Fake Job Offer Scam: How to Spot It Before Sending Information
Fake Job Offer Scam: How to Spot It Before Sending Information
Fake job offer scams target job seekers in the United States by impersonating recruiters or legitimate companies. Scammers often collect your Social Security number, bank details, ID documents, or money for fake equipment, training, or fees. This guide provides clear steps tailored to what has already happened, whether you received a suspicious message, clicked a link, shared information, or sent money. Written for U.S. readers, it focuses on preserving proof, securing accounts, reporting to official agencies, and realistic recovery options. Acting fast can limit damage and strengthen your case with banks, platforms, or law enforcement.
Quick Answer
If facing a fake job offer scam, stop all communication, payments, downloads, or sharing until you verify through official channels. Save all proof first, secure affected accounts or devices, contact the real company or your financial institution, and report via trusted U.S. resources. If money was sent, call your bank or payment provider right away to check cancellation, dispute, or reversal options. For exposed personal data like your Social Security number, driver's license, or bank login, follow identity theft recovery steps and consider a credit freeze.

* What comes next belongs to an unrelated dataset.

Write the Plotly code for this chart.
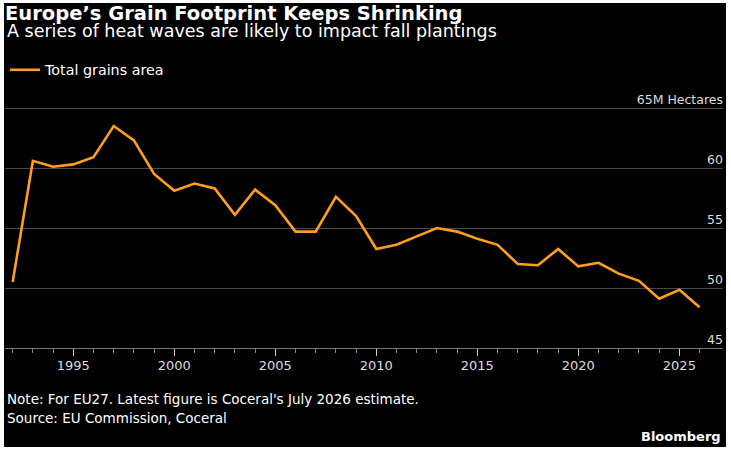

If threats or demands for secrecy arise, tell a trusted contact and call local law enforcement if there's immediate risk.
Emergency Actions: Do This First
- Pause before sending your Social Security number, bank details, ID scans, or any fees.
- Verify the company or recruiter directly via their official U.S. website or HR department.
- Never deposit checks from a new "employer" or wire back excess funds.
- Save all listings, messages, emails, phone numbers, receipts, and documents as proof.
- Capture screenshots, emails, receipts, transaction IDs, URLs, and caller info before deleting.
- Use only official company websites or apps for contact, ignoring scammer-provided links or numbers.
- Beware of follow-up scams where fraudsters pose as recovery experts charging fees.
What This Scam Usually Means
Fake job offer scams exploit the job market's competitiveness, especially on platforms like LinkedIn, Indeed, or company career pages popular in the U.S. Scammers pose as recruiters from real firms like Amazon, Google, or local businesses to build trust quickly. Their main goals are stealing identity information for fraud or tricking you into upfront payments for "training kits," "background checks," or "equipment."
These scams create urgency with promises of high pay, remote work, or immediate starts, bypassing standard hiring like interviews or references. In the U.S., legitimate employers rarely ask for money, Social Security numbers, or bank details before an offer letter and onboarding. If you've only viewed a post, risk is low; but sharing data or paying raises chances of financial loss or identity theft.
Risk levels vary: A suspicious email is manageable with verification. Entering info on a fake site requires password changes and monitoring. Sending money via wire, Zelle, or gift cards often means low recovery odds, but quick reporting helps.
Warning Signs to Pause and Verify
Spot these common red flags in job offers to avoid traps before sharing info:
- You're "hired" without a video call, phone interview, or reference check. Real U.S. jobs involve multiple steps.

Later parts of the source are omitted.